We start heading north and now get no help from the winds. It’s late morning and Matt and I are so done with this passage. I’m no longer feeling wildly alive. We just want to get to a place of shelter and safety. We motor the last few hours because there is so little progress. Matt says he is making no commitments beyond arriving at this marina. We both agree that we need to seriously rethink our plans, particularly given how Malachi is doing. We are soaked from rain and waves and just want the trip to be over. Amidst absolutely gorgeous water, the channel markers into the marina are literally only a few hundred feet in front of us. In the sky beyond them, there is another front coming in.

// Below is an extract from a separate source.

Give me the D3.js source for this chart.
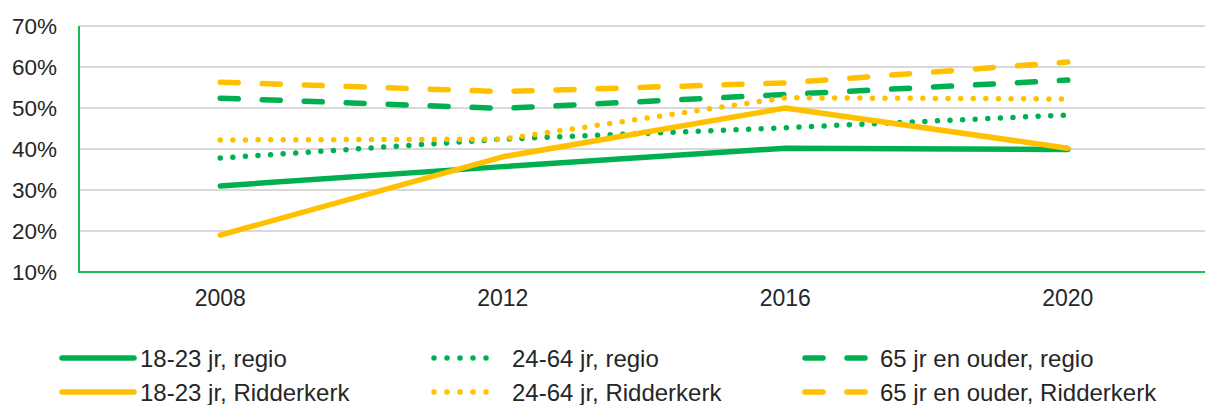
<!DOCTYPE html>
<html>
<head>
<meta charset="utf-8">
<script src="https://cdn.jsdelivr.net/npm/d3@7"></script>
<style>
  html, body { margin: 0; padding: 0; background: #fff; }
  svg { display: block; font-family: "Liberation Sans", Arial, sans-serif; }
</style>
</head>
<body>
<svg id="chart" width="1205" height="405"></svg>
<script>
const years = ["2008", "2012", "2016", "2020"];
const yTicks = [0.1, 0.2, 0.3, 0.4, 0.5, 0.6, 0.7];

const youngRegio = [0.310, 0.357, 0.402, 0.399];
const adultRegio = [0.378, 0.424, 0.452, 0.483];
const seniorRegio = [0.524, 0.499, 0.533, 0.568];
const youngRidderkerk = [0.190, 0.381, 0.500, 0.402];
const adultRidderkerk = [0.422, 0.424, 0.525, 0.522];
const seniorRidderkerk = [0.563, 0.540, 0.561, 0.612];

const seriesNames = [
  "18-23 jr, regio", "24-64 jr, regio", "65 jr en ouder, regio",
  "18-23 jr, Ridderkerk", "24-64 jr, Ridderkerk", "65 jr en ouder, Ridderkerk"
];

const GREEN = "#00B050", YELLOW = "#FFC000";
const series = [
  { name: seriesNames[0], values: youngRegio, color: GREEN, style: "solid" },
  { name: seriesNames[1], values: adultRegio, color: GREEN, style: "dot" },
  { name: seriesNames[2], values: seniorRegio, color: GREEN, style: "dash" },
  { name: seriesNames[3], values: youngRidderkerk, color: YELLOW, style: "solid" },
  { name: seriesNames[4], values: adultRidderkerk, color: YELLOW, style: "dot" },
  { name: seriesNames[5], values: seniorRidderkerk, color: YELLOW, style: "dash" }
];

const dashes = { solid: null, dot: "0 12.6", dash: "18 24" };

const svg = d3.select("#chart");
const pLeft = 79, pRight = 1209, pTop = 26, pBottom = 272;

const x = d3.scaleBand().domain(years).range([pLeft, pRight]);
const y = d3.scaleLinear().domain([0.1, 0.7]).range([pBottom, pTop]);

// gridlines
svg.append("g").selectAll("line").data(yTicks.filter(t => t > 0.1)).join("line")
  .attr("x1", pLeft).attr("x2", pRight)
  .attr("y1", d => y(d)).attr("y2", d => y(d))
  .attr("stroke", "#D9D9D9").attr("stroke-width", 2);

// y axis
const yAxis = svg.append("g").attr("transform", `translate(${pLeft},0)`)
  .call(d3.axisLeft(y).tickValues(yTicks).tickFormat(d3.format(".0%")).tickSize(0).tickPadding(22));
yAxis.select(".domain").remove();
yAxis.selectAll("text").attr("font-size", 22.5).attr("fill", "#262626")
  .attr("font-family", "Liberation Sans, Arial, sans-serif");

// x axis
const xAxis = svg.append("g").attr("transform", `translate(0,${pBottom})`)
  .call(d3.axisBottom(x).tickSize(0).tickPadding(18));
xAxis.select(".domain").remove();
xAxis.selectAll("text").attr("font-size", 23).attr("fill", "#262626")
  .attr("font-family", "Liberation Sans, Arial, sans-serif");

// axis lines
svg.append("line").attr("x1", pLeft).attr("x2", pLeft).attr("y1", pTop).attr("y2", pBottom + 1)
  .attr("stroke", "#1DB954").attr("stroke-width", 2);
svg.append("line").attr("x1", pLeft - 1).attr("x2", pRight).attr("y1", pBottom).attr("y2", pBottom)
  .attr("stroke", "#1DB954").attr("stroke-width", 2);

// lines
const line = d3.line().x((d, i) => x(years[i]) + x.bandwidth() / 2).y(d => y(d));
svg.append("g").selectAll("path").data(series).join("path")
  .attr("d", d => line(d.values))
  .attr("fill", "none")
  .attr("stroke", d => d.color)
  .attr("stroke-width", d => d.style === "dot" ? 5.5 : 5.5)
  .attr("stroke-linecap", "round")
  .attr("stroke-linejoin", "round")
  .attr("stroke-dasharray", d => dashes[d.style]);

// legend
const legendCols = [62, 434, 805];
const legendRows = [358, 392];
const legendOrder = [[0, 3], [1, 4], [2, 5]];
const lg = svg.append("g");
legendOrder.forEach((pair, c) => {
  pair.forEach((si, r) => {
    const s = series[si];
    const cx = legendCols[c], cy = legendRows[r];
    const sw = s.style === "solid" ? 72 : (s.style === "dot" ? 64 : 62);
    lg.append("line")
      .attr("x1", cx).attr("x2", cx + sw).attr("y1", cy).attr("y2", cy)
      .attr("stroke", s.color)
      .attr("stroke-width", 5.5)
      .attr("stroke-linecap", "round")
      .attr("stroke-dasharray", s.style === "dot" ? "0 13" : (s.style === "dash" ? "18 24" : null));
    lg.append("text")
      .attr("x", c === 0 ? 140 : (c === 1 ? 512 : 880))
      .attr("y", cy + 8.5)
      .attr("font-size", 24)
      .attr("fill", "#262626")
      .text(s.name);
  });
});
</script>
</body>
</html>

Matt says it’s unsafe to enter the channel and we’ll just have to wait it out. All I can think is, Oh hell, can’t we just chance it and get in there? He tells me to go down below so I don’t get wet. I look down at myself and back at him. There’s a point where you are so wet that it just doesn’t matter anymore. The rain pours down on us and the screaming winds, at one point, register at 54 knots. We realize the bimini is still up and catching the wind (it tore in an earlier storm but has since been repaired). Matt can’t take his hands off the wheel so I stand on the lazarettes and try and wrestle it in. As the wind and rain lash us, I start bellowing at the sky, “Ok, Ok! We get it! We’re done, we are DONE!” Have you ever noticed that, when you need to be doing something different in your life, the Universe will nudge you?
Nudges might come in the form of a random stranger’s comment, a song lyric in the car, a bumper sticker or something you read, that gives you an answer to something with which you’ve been struggling. If you still refuse to acknowledge it, those gentle nudges can feel more like shoves – you lose your job or there’s an illness or some other major event (e.g., vomit and storms), that finally push you to do something different. Wake up, the Universe is saying, Wake up. The storm doesn’t feel like a threat so much as it feels like an exclamation point on the message Stop. The storm ends and we finally arrive at 2 pm. The name of the marina: Blue Haven. Exactly what we need.